By automating complex financial operations, smart contracts enable LaaS to function as a scalable and trust-minimized service. They eliminate the need for manual liquidity rebalancing, reduce operational costs, and ensure that all parties are bound by transparent, tamper-proof agreements.

Overview of token pairings, pools, and fee structures

Token pairings in LaaS follow strategic logic rather than ad hoc community contributions. The selection of tokens for pairing depends on several factors, including market demand, use case alignment, volatility correlation, and stable asset availability. Most commonly, protocols pair their native token with ETH, USDC, or other widely-used stablecoins to provide consistent access and reduce price instability.

LaaS providers determine the optimal composition of each pool based on liquidity goals. In constant product AMMs like Uniswap, a 50:50 weighting between the two assets is standard. However, Balancer allows for custom ratios such as 80:20, which can reduce impermanent loss or reflect the underlying utility of the token. Fee structures are similarly configurable. While a 0.3% swap fee is common, some pools may offer reduced fees to encourage volume or attract traders from competing venues.

Importantly, LaaS fee models benefit both the service provider and the host protocol. Trading fees collected by the pools may be split between stakeholders, used to buy back tokens, or reinvested into the liquidity itself. This circular flow reinforces long-term value and strengthens the protocol’s market presence.

The result is a curated, strategically deployed liquidity structure that avoids the randomness of traditional user-supplied pools. Token holders benefit from improved price execution and deeper markets, while protocols gain a more reliable and capital-efficient trading environment.

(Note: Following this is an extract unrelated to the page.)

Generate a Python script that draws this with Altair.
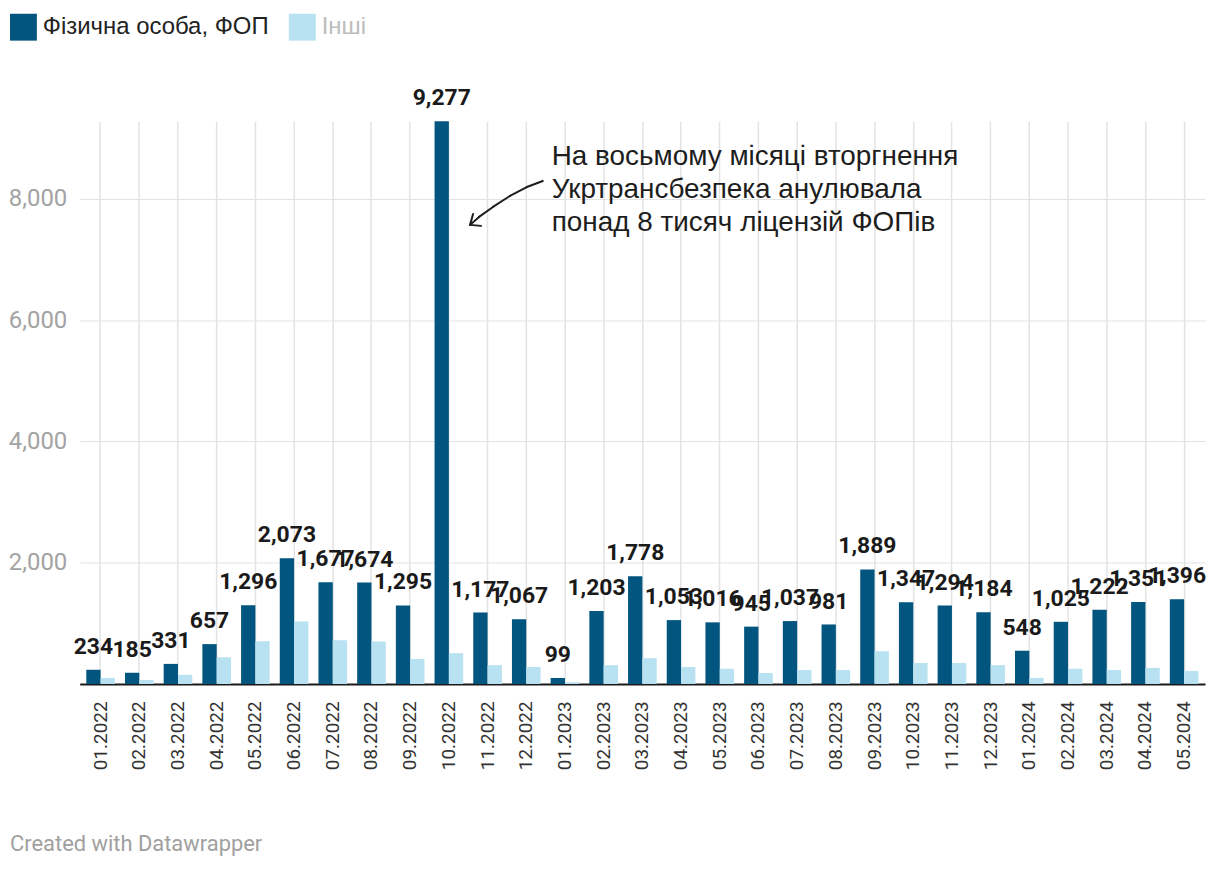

Security and transparency concerns

As with all DeFi infrastructure, LaaS platforms must address critical concerns around security and transparency. Since these platforms manage pooled assets, execute swaps, and interact with multiple DeFi protocols, they are exposed to both smart contract vulnerabilities and systemic risks.

One of the primary concerns is contract risk. If a smart contract managing liquidity is flawed, exploited, or misconfigured, it can result in the loss of funds or disruption of services. This risk is mitigated through rigorous auditing, open-source publication, and the use of permissionless contract interactions. Nevertheless, the complexity of LaaS systems means that security remains a constant area of attention.

Transparency is equally important. Users and partner protocols need visibility into how liquidity is managed, where it is deployed, and how rewards are allocated. Leading LaaS platforms provide real-time dashboards, on-chain analytics, and governance tools that allow stakeholders to track performance and intervene if necessary.

Another risk involves dependency on a centralized provider. While LaaS aims to offer decentralized liquidity infrastructure, some implementations may retain control over upgrade keys, liquidity strategies, or contract permissions. This can introduce governance risks or concentration of power. Therefore, decentralization of management, multisig controls, and community oversight are essential components of a trustworthy LaaS platform.

Finally, as LaaS scales across multiple chains and platforms, cross-chain bridge risks become relevant. Capital moved across bridges to deploy liquidity on different networks is exposed to the security models of those bridges, which have historically been targets for major exploits.

In conclusion, the operational model of LaaS depends not only on financial engineering and smart contracts but also on robust security practices and transparent governance. Without these foundations, the benefits of LaaS—while technically sound—cannot be fully trusted or realized in a live DeFi environment.